Thursday, March 31, 2011

Following In Footsteps - Thursday


Back in another old person’s home with trainee F assisting in lieu of a laser tape measure – the batteries are really expensive and I never truly trust the reading after that studio flat registered a quarter acre living room.

This old girl is still alive apparently, but she’s racking up care home fees at an alarming rate, her bank balance emptying faster than a footballer’s wallet - and scrotum - in a nightclub.

‘They always smell don’t they?’ States F vaguely, as I think not as much as when they’ve been dead in the bed for a fortnight. ‘The old people or their homes?’ I ask, as I gaze at another mantelpiece populated with fading photographs of 1970’s fashion and bad hair cuts. Styles that I sadly recognise.

‘Both I guess,’ muses F blankly. ‘Do they eat a lot of cabbage or something?’ Perhaps I will replace those batteries after all, or perhaps I could register as a charity and get some sort of tax break?

We creak along a darkened landing, floorboards groaning like a pensioner with bedsores. The bathroom is a miniature time warp.
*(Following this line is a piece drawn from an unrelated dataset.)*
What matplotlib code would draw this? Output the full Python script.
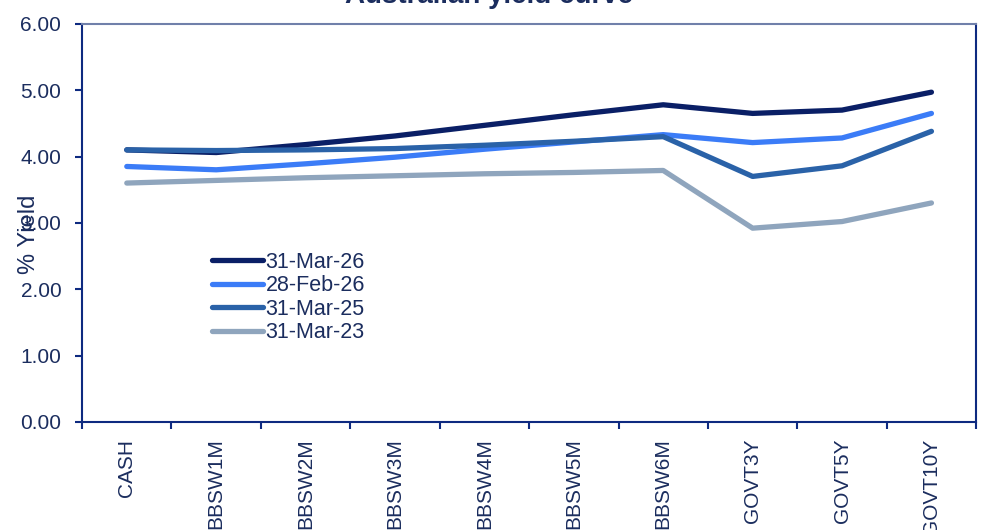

An ancient green suite, circa 1930- odd, with chipped edges and vast cumbersome taps - one of which is inevitably dripping - dominates the stuffy space. A sludgy brown stain cuts through the enamel marking a few decades worth of leakage and underlining you never could get a reasonably price plumber.

A solitary toothbrush, bristles worn and thinning, sits in a porcelain mug with the incongruous sight of Charles and Diana’s wedding date etched on the side. Idly I wonder what would have happened had the princess lived? And then how much the souvenir mug might have been worth, had it not had years of lime scale markings down Charles’s in-bred face. He won’t need to worry about care home costs – particularly if his mother is still on the throne.

‘What do you think this place is worth? Asks F, interrupting my reverie. It’s a question the old woman’s two sons are anxious to have answered, with estimated annual costs of a cramped room and a soft food only diet, circa £35,000 a year.

I gaze out at the jungle-like garden. It’s big but the planning rules around here mean at best a one-for-one on the plot, so there’s no obvious development potential. It’s a case of how much the house is worth up together, minus the update cost, less a chunk for aggravation or profit margin. Not an exact science but then house valuing has always been more of an art.

‘What do you think, bearing in mind the condition?’ I ask F, ducking the question but trying to educate at the same time. He frowns, the audible whirring of confused cogs nearly overriding a noisy carriage clock, that if I could be arsed to turn round, probably has the retirement date of the long-dead husband engraved on the back.

F is still pondering when we move into the gloomy bedroom, unmade bed an uncomfortable reminder of how swiftly your circumstances can change with a fall or a fracture. F idly opens a wardrobe, a habit I’ve been trying to stem since the complaint about the missing underwear – I’m reasonably sure someone just stole the panties from the washing line…

‘Whoa, it pongs even more in there.’ Grimaces F recoiling physically. I sniff the air cautiously but it’s a familiar aroma and far from the worst one. ‘Those are probably mothballs.’ I tell him, spying a couple of ancient, politically incorrect animal pelts. And the imbecile stares at me head cocked to one side. I get it just before he says it - but it doesn’t make it any better.

‘You can actually smell them?’ Queries F hesitantly, as I jettison any hope of him guessing remotely near the correct price for an ideal refurbishment in a sought after area, with good schools and transport links.

‘Oh right.’ He finally says sheepishly, after I’ve explained no matter how cheesy an insect’s gonads might be you’re unlikely to smell them against a backdrop of ancient footwear, unwashed surgical stockings and bath salts.

Of course, it’s all bollocks at the end of the day.

2 comments:

Anonymous said...

heartbreaking.

Steve said...

You should be a script writer. Having read your classic lines I have a vision of a good old fashion sitcom in the making.

Pity the poor moths - you had me in stitches!!